Gareth Spark's short fiction and poetry has appeared in Shotgun Honey, Line Zero, Ink, sweat and tears, Out of the Gutter, Line Zero and Deepwater Literary Review, among others. He is the author of the poetry collection "Rain in a dry land" (Mudfog Press, 2008) and is currently working on a novel. He lives in Whitby, Yorkshire.

 

"Quality Snacks" (Wayne State University Press, 2014) is the second collection of Andy Mozina's short stories. His first, "The Women Were Leaving the Men" won the Great Lakes Colleges Association New Writers Award, and his fiction has appeared in numerous reputable journals.

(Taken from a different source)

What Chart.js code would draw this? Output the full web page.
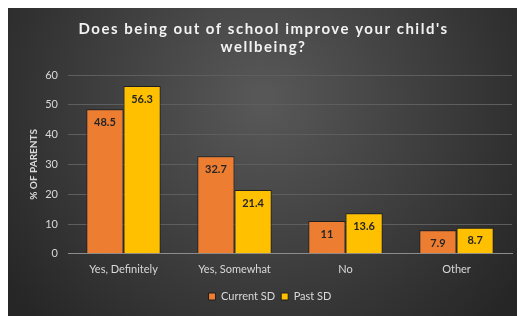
<!DOCTYPE html>
<html>
<head>
<meta charset="utf-8">
<script src="https://cdn.jsdelivr.net/npm/chart.js@4"></script>
<style>
  html, body { margin: 0; padding: 0; background: #ffffff; }
  #wrap { position: absolute; left: 8px; top: 8px; width: 509px; height: 308px; }
</style>
</head>
<body>
<div id="wrap"><canvas id="wellbeingChart"></canvas></div>
<script>
// chart data
const categories = ['Yes, Definitely', 'Yes, Somewhat', 'No', 'Other'];
const currentSD = [48.5, 32.7, 11, 7.9];
const pastSD = [56.3, 21.4, 13.6, 8.7];
const seriesNames = ['Current SD', 'Past SD'];
const yTicks = [0, 10, 20, 30, 40, 50, 60];
const titleLines = ["Does being out of school improve your child's", 'wellbeing?'];

const FONT = 'Lato, "Open Sans", sans-serif';

// dark radial background like the office theme
const backgroundPlugin = {
    id: 'darkBackground',
    beforeDraw(chart) {
        const ctx = chart.ctx;
        const w = chart.width, h = chart.height;
        const g = ctx.createRadialGradient(w * 0.5, h * 0.3, 10, w * 0.5, h * 0.3, w * 0.62);
        g.addColorStop(0, '#575757');
        g.addColorStop(1, '#262626');
        ctx.save();
        ctx.fillStyle = g;
        ctx.fillRect(0, 0, w, h);
        ctx.restore();
    }
};

// spaced-out title (chart.js title has no letter spacing option)
const spacedTitle = {
    id: 'spacedTitle',
    afterDraw(chart) {
        const ctx = chart.ctx;
        ctx.save();
        ctx.font = 'bold 15px ' + FONT;
        ctx.letterSpacing = '1.5px';
        ctx.fillStyle = '#f2f2f2';
        ctx.textAlign = 'center';
        ctx.textBaseline = 'middle';
        titleLines.forEach((line, i) => {
            ctx.fillText(line, chart.width / 2 + 1, 21 + i * 18);
        });
        ctx.restore();
    }
};

// value labels inside the top of each bar
const valueLabels = {
    id: 'valueLabels',
    afterDatasetsDraw(chart) {
        const ctx = chart.ctx;
        ctx.save();
        ctx.font = 'bold 11px ' + FONT;
        ctx.fillStyle = '#262626';
        ctx.textAlign = 'center';
        ctx.textBaseline = 'middle';
        chart.data.datasets.forEach((ds, i) => {
            chart.getDatasetMeta(i).data.forEach((bar, j) => {
                ctx.fillText(String(ds.data[j]), bar.x, bar.y + 13);
            });
        });
        ctx.restore();
    }
};

new Chart(document.getElementById('wellbeingChart'), {
    type: 'bar',
    data: {
        labels: categories,
        datasets: [
            {
                label: seriesNames[0],
                data: currentSD,
                backgroundColor: '#ED7D31',
                borderColor: '#1e1e1e',
                borderWidth: 1,
                borderSkipped: 'bottom'
            },
            {
                label: seriesNames[1],
                data: pastSD,
                backgroundColor: '#FFC000',
                borderColor: '#1e1e1e',
                borderWidth: 1,
                borderSkipped: 'bottom'
            }
        ]
    },
    options: {
        responsive: true,
        maintainAspectRatio: false,
        animation: false,
        datasets: {
            bar: { categoryPercentage: 0.67, barPercentage: 1.0 }
        },
        layout: { padding: { left: 20, right: 5, top: 67, bottom: 4 } },
        plugins: {
            title: { display: false },
            legend: {
                position: 'bottom',
                labels: {
                    color: '#d9d9d9',
                    font: { family: FONT, size: 11 },
                    boxWidth: 7,
                    boxHeight: 7,
                    padding: 6
                }
            },
            tooltip: { enabled: false }
        },
        scales: {
            x: {
                grid: { display: false, drawTicks: false },
                border: { color: '#8c8c8c', width: 1 },
                ticks: { color: '#d9d9d9', font: { family: FONT, size: 11 }, padding: 9 }
            },
            y: {
                min: 0,
                max: 60,
                afterBuildTicks: (scale) => { scale.ticks = yTicks.map(v => ({ value: v })); },
                afterFit: (scale) => { scale.width = 40; },
                grid: { color: '#5e5e5e', drawTicks: false },
                border: { display: false },
                ticks: { color: '#d9d9d9', font: { family: FONT, size: 11 }, padding: 10 },
                title: {
                    display: true,
                    text: '% OF PARENTS',
                    color: '#d9d9d9',
                    font: { family: FONT, size: 10, weight: 'bold' },
                    padding: 0
                }
            }
        }
    },
    plugins: [backgroundPlugin, spacedTitle, valueLabels]
});
</script>
</body>
</html>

           "Quality Snacks" is a collection of 15 stories, one should say fables really, the majority of which deal with the disintegration of the masculine ideal and the attempt at redemption, with particular regard towards the crack-up of relationships and the concomitant loss of spiritual value. I guess, for me, this is fiction attempting to replace that value, as in the story that gives the collection its title, where the attempt is to perfect the Doritos recipe to the level of Art -

           “It occurred to me, as I pondered these judgments, that while Americans had overcome the challenges inherent in producing quality snacks, we were not as good at fostering quality human relationships”

           Sometimes the stories veer too far into a kind of faux naïf fabulism, as in "No joy in Santa's village", in which Santa Claus plays baseball against the back drop of Elfish civil unrest-

           “His dugout was filled with elves. Some never moved, some never sat still—whittling a piece of wood into a bat, whittling the bat into baseballs, whittling the baseballs into tiny bats, which were whittled into still tinier baseballs. Some were incontinent, some respired entirely through their pores, like plants. Some rooted for Santa, some cast spells against him."

           The stories I preferred were the quieter ones, the ones filled with a kind of iron, such as "Helmet of Ice", a very short story recounting a son's desire to win the approval of a stentorian, almost mythical, father figure. The tone here is perfect, unsettling, inhabiting a nowhere world that could be anytime, past or future, where hypnotic and unnerving dialogue that is peculiarly timeless, defines the people:

           "Do all sons hate all fathers?" he asked. "I have always thought so, and this is why I must sit quietly for days at a time." Every eye avoided every other eye. "Do you fathers have any hobbies?" He continued. "My favorite is to lie still with a helmet of ice on my head. I find this helps me to master difficult thoughts and feelings."

           The ice helmet, that shuts down difficult thoughts, being the perfect metaphor to describe certain weltanschauungen prevalent in publishing today.

           Mr. Mozina writes a deadpan prose that works best when delineating the angst of disillusioned, disconsolate, self-absorbed, or frantic men; prose leavened by a facetious humor that occasionally wears thin, but only occasionally. There is no denying his talent, and these are accomplished stories expressing an utterly individual spirit, stories, furthermore, by a writer clearly in control of his materials and meticulously constructed. I only wish, somehow, that they weren't quite so painstaking, that they breathed and were a little wilder. That the atmosphere wasn't quite so claustrophobic in these tales of middle-aged middle America and the search for a fantastic ecstasy that has to come from without.

As the author states in "My Non-sexual affair"-

           “Our adventure was singular, and as a result it is something to be cherished.”

           The impetus for change in these people's lives is dependent upon the action of an external agency, be that corporate, canine, in Elvis Presley's bedroom or in a Motor lodge, and it is this essential passivity that, I think, I found so stifling, so icy.

           Mr. Mozina's work is first rate and fans of Carver, Saunders and a certain kind of Marquez-esque fabulist literature will find much to like in this collection.